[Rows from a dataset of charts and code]
_ _ _ _ _

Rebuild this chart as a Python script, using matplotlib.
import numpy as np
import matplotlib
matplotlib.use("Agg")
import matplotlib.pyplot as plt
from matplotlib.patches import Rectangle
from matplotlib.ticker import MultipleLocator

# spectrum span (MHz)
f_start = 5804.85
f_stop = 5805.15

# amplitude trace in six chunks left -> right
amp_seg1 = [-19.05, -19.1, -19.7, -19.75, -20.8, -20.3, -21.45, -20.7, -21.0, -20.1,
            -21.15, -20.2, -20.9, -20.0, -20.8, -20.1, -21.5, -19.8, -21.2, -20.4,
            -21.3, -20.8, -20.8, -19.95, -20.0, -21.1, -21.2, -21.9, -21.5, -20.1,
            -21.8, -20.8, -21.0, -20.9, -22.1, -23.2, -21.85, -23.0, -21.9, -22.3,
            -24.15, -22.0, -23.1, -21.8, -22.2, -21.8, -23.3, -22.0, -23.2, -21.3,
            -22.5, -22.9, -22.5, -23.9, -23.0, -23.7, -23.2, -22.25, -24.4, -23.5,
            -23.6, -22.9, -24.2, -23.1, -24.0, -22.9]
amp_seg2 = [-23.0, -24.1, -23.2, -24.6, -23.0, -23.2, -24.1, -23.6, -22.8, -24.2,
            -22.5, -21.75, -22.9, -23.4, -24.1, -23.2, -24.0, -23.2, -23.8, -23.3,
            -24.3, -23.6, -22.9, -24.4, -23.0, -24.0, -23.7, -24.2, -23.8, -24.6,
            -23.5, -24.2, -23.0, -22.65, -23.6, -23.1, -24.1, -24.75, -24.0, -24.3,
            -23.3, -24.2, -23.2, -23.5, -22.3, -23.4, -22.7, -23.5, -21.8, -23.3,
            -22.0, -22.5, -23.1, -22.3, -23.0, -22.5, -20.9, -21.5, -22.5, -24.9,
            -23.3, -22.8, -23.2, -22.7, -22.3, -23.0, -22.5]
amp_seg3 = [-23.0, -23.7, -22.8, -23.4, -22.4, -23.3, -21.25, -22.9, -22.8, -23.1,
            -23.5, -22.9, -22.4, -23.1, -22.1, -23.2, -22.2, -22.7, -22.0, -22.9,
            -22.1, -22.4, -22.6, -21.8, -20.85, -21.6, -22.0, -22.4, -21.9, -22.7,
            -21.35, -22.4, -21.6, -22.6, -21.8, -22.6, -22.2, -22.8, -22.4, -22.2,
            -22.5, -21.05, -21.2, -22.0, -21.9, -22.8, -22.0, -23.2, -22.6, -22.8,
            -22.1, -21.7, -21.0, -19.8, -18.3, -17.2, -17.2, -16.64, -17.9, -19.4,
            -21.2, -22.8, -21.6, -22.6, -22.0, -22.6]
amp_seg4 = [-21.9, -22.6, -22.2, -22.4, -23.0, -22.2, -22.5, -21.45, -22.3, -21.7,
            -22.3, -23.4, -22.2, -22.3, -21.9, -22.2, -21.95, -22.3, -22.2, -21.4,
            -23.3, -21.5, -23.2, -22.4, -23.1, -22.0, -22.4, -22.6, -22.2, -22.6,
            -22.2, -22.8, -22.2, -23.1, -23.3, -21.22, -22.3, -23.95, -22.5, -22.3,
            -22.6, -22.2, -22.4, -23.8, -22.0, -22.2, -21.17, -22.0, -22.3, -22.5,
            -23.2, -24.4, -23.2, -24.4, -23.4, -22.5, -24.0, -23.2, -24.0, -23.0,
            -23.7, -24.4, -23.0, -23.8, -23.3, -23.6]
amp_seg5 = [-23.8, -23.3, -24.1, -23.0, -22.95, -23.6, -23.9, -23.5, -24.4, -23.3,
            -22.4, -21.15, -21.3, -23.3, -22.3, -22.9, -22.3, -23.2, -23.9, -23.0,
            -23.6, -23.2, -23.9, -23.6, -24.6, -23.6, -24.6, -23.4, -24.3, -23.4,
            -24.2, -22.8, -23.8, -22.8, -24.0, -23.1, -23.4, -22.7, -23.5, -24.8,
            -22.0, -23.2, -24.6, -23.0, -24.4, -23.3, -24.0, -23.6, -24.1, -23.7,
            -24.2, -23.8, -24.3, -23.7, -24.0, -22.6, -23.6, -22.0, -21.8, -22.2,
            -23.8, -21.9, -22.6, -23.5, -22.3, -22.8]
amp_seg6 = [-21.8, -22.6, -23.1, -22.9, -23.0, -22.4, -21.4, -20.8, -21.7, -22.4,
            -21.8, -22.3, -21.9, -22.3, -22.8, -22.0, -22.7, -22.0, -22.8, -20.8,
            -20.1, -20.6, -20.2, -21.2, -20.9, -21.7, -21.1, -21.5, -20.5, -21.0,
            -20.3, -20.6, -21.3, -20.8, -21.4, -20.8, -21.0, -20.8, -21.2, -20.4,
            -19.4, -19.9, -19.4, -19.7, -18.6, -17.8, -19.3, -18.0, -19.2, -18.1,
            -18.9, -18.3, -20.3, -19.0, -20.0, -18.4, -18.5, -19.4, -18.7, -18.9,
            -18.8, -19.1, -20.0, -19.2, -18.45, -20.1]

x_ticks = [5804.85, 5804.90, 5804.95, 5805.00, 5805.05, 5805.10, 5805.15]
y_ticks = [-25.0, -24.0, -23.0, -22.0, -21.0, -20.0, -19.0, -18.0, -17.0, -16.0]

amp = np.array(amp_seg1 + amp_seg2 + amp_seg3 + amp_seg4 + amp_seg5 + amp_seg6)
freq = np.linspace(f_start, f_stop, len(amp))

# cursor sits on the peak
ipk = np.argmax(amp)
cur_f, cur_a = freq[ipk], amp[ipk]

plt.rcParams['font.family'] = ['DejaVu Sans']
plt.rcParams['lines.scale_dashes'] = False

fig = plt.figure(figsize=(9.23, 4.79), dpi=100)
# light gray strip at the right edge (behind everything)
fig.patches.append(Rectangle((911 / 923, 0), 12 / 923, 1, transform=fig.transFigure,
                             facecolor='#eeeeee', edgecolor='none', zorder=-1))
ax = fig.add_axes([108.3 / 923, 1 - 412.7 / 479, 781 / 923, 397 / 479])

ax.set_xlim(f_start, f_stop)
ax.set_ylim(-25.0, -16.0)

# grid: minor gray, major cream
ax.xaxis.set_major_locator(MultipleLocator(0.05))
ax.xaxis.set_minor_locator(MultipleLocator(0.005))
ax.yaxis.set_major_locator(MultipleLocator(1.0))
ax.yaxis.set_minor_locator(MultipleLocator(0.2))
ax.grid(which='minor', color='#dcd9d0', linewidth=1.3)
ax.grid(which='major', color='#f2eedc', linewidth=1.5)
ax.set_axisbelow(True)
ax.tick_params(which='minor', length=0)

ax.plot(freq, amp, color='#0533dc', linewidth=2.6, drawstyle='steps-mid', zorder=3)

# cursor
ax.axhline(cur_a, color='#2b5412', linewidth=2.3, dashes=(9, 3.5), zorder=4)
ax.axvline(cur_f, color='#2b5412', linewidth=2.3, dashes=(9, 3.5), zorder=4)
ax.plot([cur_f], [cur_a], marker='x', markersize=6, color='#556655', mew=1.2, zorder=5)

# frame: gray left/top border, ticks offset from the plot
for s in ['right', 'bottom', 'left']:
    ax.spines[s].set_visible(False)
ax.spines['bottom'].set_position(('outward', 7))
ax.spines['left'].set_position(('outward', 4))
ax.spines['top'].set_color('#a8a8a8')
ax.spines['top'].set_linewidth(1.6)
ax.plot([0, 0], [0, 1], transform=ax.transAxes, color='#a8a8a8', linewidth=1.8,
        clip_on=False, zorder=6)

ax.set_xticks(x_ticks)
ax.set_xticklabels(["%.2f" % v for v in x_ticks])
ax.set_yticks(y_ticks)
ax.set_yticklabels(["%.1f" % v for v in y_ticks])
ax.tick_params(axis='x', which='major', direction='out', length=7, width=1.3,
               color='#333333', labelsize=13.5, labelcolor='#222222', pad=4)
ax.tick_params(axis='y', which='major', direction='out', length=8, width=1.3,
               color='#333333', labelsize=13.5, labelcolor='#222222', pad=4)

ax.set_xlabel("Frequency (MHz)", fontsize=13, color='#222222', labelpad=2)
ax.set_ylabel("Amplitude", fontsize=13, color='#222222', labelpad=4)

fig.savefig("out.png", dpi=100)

_ _ _ _ _

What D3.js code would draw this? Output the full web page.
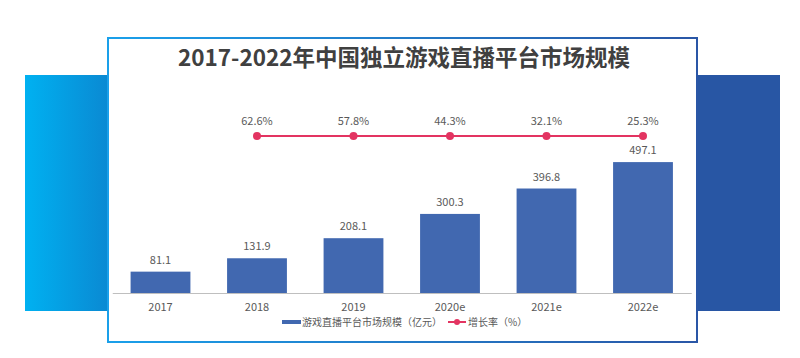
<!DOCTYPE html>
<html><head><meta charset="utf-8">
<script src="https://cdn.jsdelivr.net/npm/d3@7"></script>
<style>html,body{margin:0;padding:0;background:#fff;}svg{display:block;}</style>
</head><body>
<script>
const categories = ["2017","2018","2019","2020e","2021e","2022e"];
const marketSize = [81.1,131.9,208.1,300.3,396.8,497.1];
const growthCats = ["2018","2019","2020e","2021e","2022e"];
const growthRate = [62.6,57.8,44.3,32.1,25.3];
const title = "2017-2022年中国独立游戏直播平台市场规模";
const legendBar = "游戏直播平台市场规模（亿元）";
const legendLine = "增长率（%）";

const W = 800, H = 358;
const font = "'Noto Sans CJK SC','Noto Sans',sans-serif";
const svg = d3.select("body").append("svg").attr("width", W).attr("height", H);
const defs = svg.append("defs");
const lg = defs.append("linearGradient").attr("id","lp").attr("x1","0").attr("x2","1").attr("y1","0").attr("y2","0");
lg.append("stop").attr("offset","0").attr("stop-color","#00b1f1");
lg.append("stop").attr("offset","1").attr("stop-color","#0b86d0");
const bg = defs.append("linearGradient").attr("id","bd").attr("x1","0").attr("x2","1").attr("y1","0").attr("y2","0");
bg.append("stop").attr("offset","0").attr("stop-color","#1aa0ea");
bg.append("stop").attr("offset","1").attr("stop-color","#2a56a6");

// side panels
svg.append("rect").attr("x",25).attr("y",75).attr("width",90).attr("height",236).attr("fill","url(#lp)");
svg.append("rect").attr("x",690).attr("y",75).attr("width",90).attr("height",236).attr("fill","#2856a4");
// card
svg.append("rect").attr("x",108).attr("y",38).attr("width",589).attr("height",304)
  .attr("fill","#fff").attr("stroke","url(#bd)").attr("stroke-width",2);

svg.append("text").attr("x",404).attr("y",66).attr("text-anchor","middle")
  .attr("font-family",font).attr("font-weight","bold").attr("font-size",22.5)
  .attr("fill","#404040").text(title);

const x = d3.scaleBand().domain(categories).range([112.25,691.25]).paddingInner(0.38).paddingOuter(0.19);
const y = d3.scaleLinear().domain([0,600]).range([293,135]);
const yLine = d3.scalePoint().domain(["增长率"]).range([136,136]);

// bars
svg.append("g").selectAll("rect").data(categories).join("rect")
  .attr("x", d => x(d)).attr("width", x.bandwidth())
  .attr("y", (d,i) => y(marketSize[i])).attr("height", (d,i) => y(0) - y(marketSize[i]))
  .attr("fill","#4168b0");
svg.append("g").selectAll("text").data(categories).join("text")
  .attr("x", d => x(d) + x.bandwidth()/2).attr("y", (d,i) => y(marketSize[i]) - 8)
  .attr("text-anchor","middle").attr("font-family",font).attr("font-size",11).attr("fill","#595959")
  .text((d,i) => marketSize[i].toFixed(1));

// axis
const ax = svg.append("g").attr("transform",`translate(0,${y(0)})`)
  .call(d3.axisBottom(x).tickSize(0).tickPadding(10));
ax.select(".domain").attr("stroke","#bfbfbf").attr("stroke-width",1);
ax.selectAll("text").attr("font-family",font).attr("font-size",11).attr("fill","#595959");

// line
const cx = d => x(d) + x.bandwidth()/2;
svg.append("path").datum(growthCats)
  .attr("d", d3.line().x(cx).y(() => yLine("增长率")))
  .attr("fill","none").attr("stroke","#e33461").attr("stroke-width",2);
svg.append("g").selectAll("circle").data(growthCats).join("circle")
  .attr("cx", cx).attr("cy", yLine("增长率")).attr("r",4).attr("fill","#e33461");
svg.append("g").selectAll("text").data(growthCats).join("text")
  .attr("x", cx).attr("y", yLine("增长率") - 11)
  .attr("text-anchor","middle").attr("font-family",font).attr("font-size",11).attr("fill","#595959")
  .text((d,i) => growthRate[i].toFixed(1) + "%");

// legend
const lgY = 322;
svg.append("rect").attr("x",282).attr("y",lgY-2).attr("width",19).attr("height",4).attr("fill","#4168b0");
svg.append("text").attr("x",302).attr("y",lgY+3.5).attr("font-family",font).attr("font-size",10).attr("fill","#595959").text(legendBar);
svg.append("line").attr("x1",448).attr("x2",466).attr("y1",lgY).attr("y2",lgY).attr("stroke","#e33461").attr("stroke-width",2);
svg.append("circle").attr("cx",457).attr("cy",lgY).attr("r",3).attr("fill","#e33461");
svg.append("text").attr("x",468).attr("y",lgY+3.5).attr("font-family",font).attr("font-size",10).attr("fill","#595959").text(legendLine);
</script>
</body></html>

_ _ _ _ _

■ **What to do**
Among the entries above, find the line with "Rebuild this chart" and the line with "f_stop = 5805.15"; give again exactly these two lines and all lines between them.

■ **Complete output**
Rebuild this chart as a Python script, using matplotlib.
import numpy as np
import matplotlib
matplotlib.use("Agg")
import matplotlib.pyplot as plt
from matplotlib.patches import Rectangle
from matplotlib.ticker import MultipleLocator

# spectrum span (MHz)
f_start = 5804.85
f_stop = 5805.15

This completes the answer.